Stated task: Quote the material below exactly as written, from the first line to the line that holds "(0,0) rectangle (800,600);", endpoints included.
## start
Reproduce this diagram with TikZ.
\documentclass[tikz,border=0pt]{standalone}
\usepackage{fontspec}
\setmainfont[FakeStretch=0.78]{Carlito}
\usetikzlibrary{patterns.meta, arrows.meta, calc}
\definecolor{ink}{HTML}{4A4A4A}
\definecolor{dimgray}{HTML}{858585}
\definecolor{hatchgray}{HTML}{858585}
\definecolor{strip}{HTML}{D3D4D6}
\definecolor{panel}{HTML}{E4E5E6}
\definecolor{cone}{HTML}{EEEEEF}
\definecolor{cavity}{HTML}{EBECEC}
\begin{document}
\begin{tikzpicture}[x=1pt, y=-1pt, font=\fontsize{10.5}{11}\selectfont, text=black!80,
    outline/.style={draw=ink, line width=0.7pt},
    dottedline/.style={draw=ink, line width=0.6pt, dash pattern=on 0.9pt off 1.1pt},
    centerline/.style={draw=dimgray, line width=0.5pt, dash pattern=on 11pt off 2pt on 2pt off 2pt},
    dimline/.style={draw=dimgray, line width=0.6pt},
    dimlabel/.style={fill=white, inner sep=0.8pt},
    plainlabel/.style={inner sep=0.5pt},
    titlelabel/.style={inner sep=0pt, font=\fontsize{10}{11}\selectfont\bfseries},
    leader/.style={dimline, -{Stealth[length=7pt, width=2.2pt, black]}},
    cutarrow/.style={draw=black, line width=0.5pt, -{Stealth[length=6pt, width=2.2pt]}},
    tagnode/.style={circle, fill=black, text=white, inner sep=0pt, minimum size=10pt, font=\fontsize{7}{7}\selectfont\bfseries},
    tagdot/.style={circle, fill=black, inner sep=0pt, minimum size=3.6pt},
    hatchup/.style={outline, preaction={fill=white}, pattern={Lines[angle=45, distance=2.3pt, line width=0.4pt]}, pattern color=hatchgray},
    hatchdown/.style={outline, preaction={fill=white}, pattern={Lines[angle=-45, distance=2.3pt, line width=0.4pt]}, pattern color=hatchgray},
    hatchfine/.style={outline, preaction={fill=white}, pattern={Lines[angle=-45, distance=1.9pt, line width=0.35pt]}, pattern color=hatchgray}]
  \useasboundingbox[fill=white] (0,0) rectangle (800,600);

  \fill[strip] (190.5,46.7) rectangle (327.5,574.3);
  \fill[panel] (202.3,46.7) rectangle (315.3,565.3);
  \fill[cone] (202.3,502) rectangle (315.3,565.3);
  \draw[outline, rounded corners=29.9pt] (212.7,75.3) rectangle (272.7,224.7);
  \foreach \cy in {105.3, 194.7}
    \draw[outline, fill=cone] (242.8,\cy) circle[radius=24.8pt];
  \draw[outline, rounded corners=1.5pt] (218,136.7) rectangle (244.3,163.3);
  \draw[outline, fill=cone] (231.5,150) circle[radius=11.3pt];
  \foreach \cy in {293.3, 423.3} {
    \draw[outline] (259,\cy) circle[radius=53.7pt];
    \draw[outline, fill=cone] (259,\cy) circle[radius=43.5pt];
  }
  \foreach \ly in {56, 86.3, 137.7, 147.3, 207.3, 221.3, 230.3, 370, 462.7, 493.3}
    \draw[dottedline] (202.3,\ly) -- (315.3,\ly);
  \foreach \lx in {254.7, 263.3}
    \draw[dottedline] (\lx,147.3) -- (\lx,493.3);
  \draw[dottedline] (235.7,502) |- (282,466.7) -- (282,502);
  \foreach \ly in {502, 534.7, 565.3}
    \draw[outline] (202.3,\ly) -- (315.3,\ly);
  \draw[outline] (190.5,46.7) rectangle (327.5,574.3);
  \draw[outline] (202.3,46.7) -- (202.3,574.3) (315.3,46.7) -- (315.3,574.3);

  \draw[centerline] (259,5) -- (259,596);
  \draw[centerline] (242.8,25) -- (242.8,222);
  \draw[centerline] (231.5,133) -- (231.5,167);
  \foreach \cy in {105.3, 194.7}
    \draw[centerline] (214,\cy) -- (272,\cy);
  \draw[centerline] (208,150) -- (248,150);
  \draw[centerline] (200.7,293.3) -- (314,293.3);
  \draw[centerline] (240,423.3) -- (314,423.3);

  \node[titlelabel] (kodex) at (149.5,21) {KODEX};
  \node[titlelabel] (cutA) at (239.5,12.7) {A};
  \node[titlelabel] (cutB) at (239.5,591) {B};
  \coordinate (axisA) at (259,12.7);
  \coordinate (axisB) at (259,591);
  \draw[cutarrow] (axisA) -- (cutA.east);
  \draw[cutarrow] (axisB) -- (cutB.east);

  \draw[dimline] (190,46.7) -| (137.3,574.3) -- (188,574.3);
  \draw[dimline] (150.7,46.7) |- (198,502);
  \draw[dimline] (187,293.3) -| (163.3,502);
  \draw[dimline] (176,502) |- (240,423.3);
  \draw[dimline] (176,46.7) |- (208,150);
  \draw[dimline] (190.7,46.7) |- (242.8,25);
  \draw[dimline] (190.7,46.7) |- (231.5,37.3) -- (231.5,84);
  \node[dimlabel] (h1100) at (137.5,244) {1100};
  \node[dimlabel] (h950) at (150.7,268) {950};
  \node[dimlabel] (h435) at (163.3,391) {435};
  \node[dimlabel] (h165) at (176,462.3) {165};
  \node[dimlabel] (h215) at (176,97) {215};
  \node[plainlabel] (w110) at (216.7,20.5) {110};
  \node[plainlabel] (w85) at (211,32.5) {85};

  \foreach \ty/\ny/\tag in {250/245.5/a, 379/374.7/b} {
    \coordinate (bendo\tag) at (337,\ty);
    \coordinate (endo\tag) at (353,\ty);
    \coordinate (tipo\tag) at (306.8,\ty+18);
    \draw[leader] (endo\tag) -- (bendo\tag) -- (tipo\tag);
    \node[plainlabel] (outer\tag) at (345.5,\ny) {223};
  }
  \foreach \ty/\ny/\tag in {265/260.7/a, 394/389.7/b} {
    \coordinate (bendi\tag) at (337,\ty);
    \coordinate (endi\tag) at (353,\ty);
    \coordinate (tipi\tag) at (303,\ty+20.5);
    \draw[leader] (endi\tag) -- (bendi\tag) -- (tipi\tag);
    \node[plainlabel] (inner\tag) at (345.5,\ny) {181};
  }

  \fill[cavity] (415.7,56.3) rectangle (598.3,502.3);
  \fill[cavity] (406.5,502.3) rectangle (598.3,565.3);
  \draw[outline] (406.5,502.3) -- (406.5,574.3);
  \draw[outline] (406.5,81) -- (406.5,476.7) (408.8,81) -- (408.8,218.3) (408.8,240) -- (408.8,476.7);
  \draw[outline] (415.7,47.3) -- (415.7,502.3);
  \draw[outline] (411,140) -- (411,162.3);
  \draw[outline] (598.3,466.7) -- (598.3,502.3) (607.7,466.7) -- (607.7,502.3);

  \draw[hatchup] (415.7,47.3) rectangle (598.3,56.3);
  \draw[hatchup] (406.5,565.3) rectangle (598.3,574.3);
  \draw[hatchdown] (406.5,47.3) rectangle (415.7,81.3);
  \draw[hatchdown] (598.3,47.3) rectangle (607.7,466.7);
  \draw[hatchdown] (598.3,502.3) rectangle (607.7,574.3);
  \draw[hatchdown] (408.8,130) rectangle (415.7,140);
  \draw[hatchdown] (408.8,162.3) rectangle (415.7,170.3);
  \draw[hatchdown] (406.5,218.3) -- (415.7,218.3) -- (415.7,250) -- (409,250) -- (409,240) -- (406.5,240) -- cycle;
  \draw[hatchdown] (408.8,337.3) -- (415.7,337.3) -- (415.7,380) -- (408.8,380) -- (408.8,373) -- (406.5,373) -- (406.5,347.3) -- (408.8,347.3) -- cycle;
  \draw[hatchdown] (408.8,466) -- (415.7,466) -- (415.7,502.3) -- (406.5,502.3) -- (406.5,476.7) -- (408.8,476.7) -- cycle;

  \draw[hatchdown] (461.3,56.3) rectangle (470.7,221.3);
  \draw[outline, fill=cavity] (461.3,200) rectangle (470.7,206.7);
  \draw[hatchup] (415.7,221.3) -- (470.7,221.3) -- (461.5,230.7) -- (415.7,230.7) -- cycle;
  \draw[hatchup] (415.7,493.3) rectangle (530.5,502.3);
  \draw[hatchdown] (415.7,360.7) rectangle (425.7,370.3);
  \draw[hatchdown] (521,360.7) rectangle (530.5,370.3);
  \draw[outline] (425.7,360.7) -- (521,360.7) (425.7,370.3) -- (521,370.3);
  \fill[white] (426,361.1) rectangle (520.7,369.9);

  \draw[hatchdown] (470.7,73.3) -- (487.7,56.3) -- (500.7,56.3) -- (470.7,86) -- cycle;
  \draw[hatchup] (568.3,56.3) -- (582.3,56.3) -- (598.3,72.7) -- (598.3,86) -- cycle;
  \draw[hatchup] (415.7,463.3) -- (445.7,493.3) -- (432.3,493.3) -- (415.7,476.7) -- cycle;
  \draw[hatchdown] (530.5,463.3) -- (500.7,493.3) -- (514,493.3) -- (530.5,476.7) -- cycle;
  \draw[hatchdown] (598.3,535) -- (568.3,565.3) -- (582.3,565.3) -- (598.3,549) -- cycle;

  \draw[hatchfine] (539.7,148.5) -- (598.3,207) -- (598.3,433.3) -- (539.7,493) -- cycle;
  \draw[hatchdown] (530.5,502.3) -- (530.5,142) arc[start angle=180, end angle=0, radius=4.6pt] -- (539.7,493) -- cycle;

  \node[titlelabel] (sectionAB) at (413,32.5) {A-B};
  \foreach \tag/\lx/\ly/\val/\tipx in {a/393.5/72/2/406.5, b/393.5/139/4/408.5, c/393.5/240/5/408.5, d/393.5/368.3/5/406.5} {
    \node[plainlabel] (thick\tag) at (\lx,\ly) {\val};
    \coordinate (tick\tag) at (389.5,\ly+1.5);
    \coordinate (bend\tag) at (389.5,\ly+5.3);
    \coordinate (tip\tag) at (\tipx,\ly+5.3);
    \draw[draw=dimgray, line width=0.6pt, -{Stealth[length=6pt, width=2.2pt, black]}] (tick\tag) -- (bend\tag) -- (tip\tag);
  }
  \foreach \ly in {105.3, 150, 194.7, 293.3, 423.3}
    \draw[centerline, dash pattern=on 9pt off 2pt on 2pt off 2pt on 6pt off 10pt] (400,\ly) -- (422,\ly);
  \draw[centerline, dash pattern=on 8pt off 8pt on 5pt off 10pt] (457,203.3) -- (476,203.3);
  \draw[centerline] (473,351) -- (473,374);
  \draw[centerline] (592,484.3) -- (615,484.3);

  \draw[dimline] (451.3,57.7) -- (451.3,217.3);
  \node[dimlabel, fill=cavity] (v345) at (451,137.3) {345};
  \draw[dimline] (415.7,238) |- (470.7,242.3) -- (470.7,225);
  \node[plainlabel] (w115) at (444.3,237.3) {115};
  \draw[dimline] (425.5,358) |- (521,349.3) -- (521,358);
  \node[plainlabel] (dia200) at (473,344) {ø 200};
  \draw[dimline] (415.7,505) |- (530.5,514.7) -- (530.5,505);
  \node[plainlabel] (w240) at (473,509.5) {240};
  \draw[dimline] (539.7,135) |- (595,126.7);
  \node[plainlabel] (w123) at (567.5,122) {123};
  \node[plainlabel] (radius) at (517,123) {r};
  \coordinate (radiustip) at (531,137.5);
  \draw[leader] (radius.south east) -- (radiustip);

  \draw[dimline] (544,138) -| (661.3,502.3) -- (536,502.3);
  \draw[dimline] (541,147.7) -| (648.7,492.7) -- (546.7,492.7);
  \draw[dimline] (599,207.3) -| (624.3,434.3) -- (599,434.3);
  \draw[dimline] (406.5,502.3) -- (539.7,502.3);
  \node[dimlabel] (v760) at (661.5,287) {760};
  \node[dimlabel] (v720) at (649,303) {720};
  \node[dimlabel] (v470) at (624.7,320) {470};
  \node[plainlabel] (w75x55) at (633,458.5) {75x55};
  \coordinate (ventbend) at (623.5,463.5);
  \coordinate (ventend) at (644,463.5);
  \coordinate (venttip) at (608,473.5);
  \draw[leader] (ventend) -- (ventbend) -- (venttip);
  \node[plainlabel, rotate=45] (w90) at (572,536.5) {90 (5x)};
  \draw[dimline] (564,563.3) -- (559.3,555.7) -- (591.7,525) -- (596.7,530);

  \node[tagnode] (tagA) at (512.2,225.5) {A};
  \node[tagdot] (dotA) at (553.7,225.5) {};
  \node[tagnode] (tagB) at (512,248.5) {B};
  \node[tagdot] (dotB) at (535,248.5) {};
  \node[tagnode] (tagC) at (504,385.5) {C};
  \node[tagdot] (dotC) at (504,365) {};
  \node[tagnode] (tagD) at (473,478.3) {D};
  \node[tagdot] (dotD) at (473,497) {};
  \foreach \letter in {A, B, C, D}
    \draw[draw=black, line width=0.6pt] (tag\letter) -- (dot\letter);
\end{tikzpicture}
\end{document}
## end
Solution for this task:
Reproduce this diagram with TikZ.
\documentclass[tikz,border=0pt]{standalone}
\usepackage{fontspec}
\setmainfont[FakeStretch=0.78]{Carlito}
\usetikzlibrary{patterns.meta, arrows.meta, calc}
\definecolor{ink}{HTML}{4A4A4A}
\definecolor{dimgray}{HTML}{858585}
\definecolor{hatchgray}{HTML}{858585}
\definecolor{strip}{HTML}{D3D4D6}
\definecolor{panel}{HTML}{E4E5E6}
\definecolor{cone}{HTML}{EEEEEF}
\definecolor{cavity}{HTML}{EBECEC}
\begin{document}
\begin{tikzpicture}[x=1pt, y=-1pt, font=\fontsize{10.5}{11}\selectfont, text=black!80,
    outline/.style={draw=ink, line width=0.7pt},
    dottedline/.style={draw=ink, line width=0.6pt, dash pattern=on 0.9pt off 1.1pt},
    centerline/.style={draw=dimgray, line width=0.5pt, dash pattern=on 11pt off 2pt on 2pt off 2pt},
    dimline/.style={draw=dimgray, line width=0.6pt},
    dimlabel/.style={fill=white, inner sep=0.8pt},
    plainlabel/.style={inner sep=0.5pt},
    titlelabel/.style={inner sep=0pt, font=\fontsize{10}{11}\selectfont\bfseries},
    leader/.style={dimline, -{Stealth[length=7pt, width=2.2pt, black]}},
    cutarrow/.style={draw=black, line width=0.5pt, -{Stealth[length=6pt, width=2.2pt]}},
    tagnode/.style={circle, fill=black, text=white, inner sep=0pt, minimum size=10pt, font=\fontsize{7}{7}\selectfont\bfseries},
    tagdot/.style={circle, fill=black, inner sep=0pt, minimum size=3.6pt},
    hatchup/.style={outline, preaction={fill=white}, pattern={Lines[angle=45, distance=2.3pt, line width=0.4pt]}, pattern color=hatchgray},
    hatchdown/.style={outline, preaction={fill=white}, pattern={Lines[angle=-45, distance=2.3pt, line width=0.4pt]}, pattern color=hatchgray},
    hatchfine/.style={outline, preaction={fill=white}, pattern={Lines[angle=-45, distance=1.9pt, line width=0.35pt]}, pattern color=hatchgray}]
  \useasboundingbox[fill=white] (0,0) rectangle (800,600);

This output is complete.